$vectorSearch filter & numCandidates

I’m currently running a $vectorSearch aggregation and using the filter property to pre-filter all of the documents. The filter I’m using works; everything is set up properly.

However, one thing that confuses me is that unless I set numCandidates to a value >= 150, no documents get returned by the aggregation. I have limit set to 1, but the same happens for any limit that is set. When numCandidates is >= 150, the returned documents match the filter I specified.

What confuses me is my lack of understanding. I can’t find anything in the documentation that mentions needing to set or tweak numCandidates based on the pre-filter being used. Is there any information regarding this?

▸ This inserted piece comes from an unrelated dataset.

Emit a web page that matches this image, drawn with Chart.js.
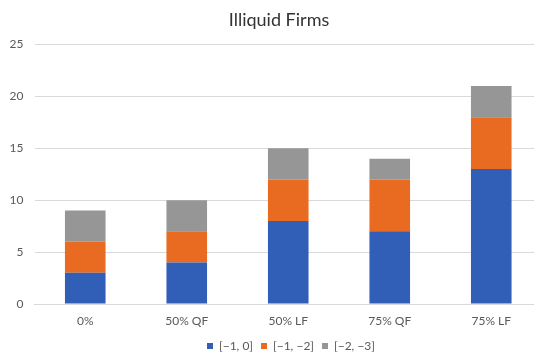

I’m sure it’s not the case, but it seems like the “pre-filtering” is being applied after finding candidate documents.

Thanks!

Hi @Charlie_Mattox-

Thanks for the question, I can definitely see why this behavior can be confusing. numCandidates controls the size of the priority queue of vectors to be assessed when traversing the HNSW graph before returning limit documents. In the event when you are using a filter, it has a secondary purpose which is to assess whether or not to do traversal at all, or do exhaustive ENN on the few objects that meet the prefilter, fewer than numCandidates. What makes this even more complicated is that this is assessed on a per-segment basis, so even knowing that 80 documents meets a prefilter from a $match query doesn’t mean that numCandidates = 81 is the point at which an ENN would occur, likely its below that level based on how many segments are produced, which is not exposed to the user.

This means that there could be cases when a lower numCandidates doesn’t trigger ANN, and the top resulting documents don’t meet the prefilter, but when you bump up numCandidates they do. In general we would recommend to increase numCandidates if you are not seeing expected results, which it appears you have already done.

In the meantime I will work to make sure this behavior is more clearly documented. Hopefully that resolves some of your confusion

Hey, thanks so much for your response/explanation, makes sense!